Жанры сиенских представлений были более разнообразны, они даже носили разные наименования: комедии, эклоги, фарсы, каприччи[21] и т. д. Написаны они были большей частью терцинами, хотя встречались и другие метры. Тематика была и деревенская, и пасторальная, и городская. Однако основной темой всех этих представлений была сатира на крестьян. Эта тема встречалась и будет встречаться постоянно, но, быть может, нигде — ни на юге, ни на севере — она не приобретала такого острого характера. Быть может нигде крестьяне не изображались такими жадными, коварными, разнузданными, грубыми, с постоянными непристойностями на языке и в действии. При этом авторы фарсов умели сделать их смешными и жалкими. Но у того же Страшино есть фарсы, написанные не на крестьянскую тематику. Один из лучших — «Магрино», в котором выводится слуга, носящий это имя, своими ловкими действиями заставляющий коварного возлюбленного вернуться к покинутой девушке. Такие фарсы, как «Страшино» (это — имя главного действующего лица, перешедшее на самого автора) и «Нож», подсмеиваются над крестьянами.

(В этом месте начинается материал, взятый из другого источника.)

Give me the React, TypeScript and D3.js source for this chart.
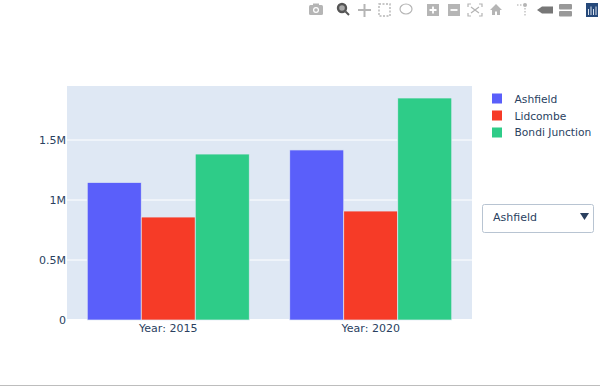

Тематика фарсов иногда совпадает с тематикой «ученой комедии», но их стилевые особенности иные. Фарсы совершенно свободны от подражания античным образцам. Их сюжеты почерпнуты чаще всего непосредственно из жизни; новеллистические приемы, которыми иногда пользуются авторы фарсов, только организуют материал. Реализм фарсов свежее, чем наиболее реалистических «ученых комедий». Если комедия дель арте охотно брала у литературной комедии сюжеты, то у фарсов она старалась учиться реалистическому изображению людей, как об этом свидетельствует сценарий Массимо Трояно[22]. Фарсы же учили комедию дель арте художественной стилизации сатирических приемов, существо которых она обильно черпала в народной буффонаде карнавала.
* * *
Комедия и фарс были жанрами, наиболее близкими рождающемуся новому театру. Но были и другие, чуждые ему, которые жили своей жизнью и в чем-то все-таки определяли театральную атмосферу Италии XVI в. Это прежде всего трагедия и пастораль.
Трагедия, которой суждена была такая блестящая будущность в других странах, в Италии была лишена необходимой почвы. Чтобы трагедия могла достигнуть расцвета, нужны были иные политические предпосылки, чем те, которые являла Италия. Нужна была насыщенность большими политическими задачами, нужна была одушевленность широкими национальными идеями, нужна была окрыляющая весь народ героика. Все эти предпосылки существовали в Испании, где они зрели в вековой борьбе с маврами за воссоединение территории страны, и в Англии, где вся страна встала на защиту национальной независимости и свободы против Испании. Тут и там патриотическим огнем пламенела вся страна. В Италии не было ни героики, ни увлечения большими национальными идеями, ни охватившего весь народ патриотизма. Это было результатом раздробленности страны, растлевающего влияния папства как державы, и гнета княжеских тираний. Поэтому не рождались и большие идеи, которые могла бы подхватить и нести народу трагедия.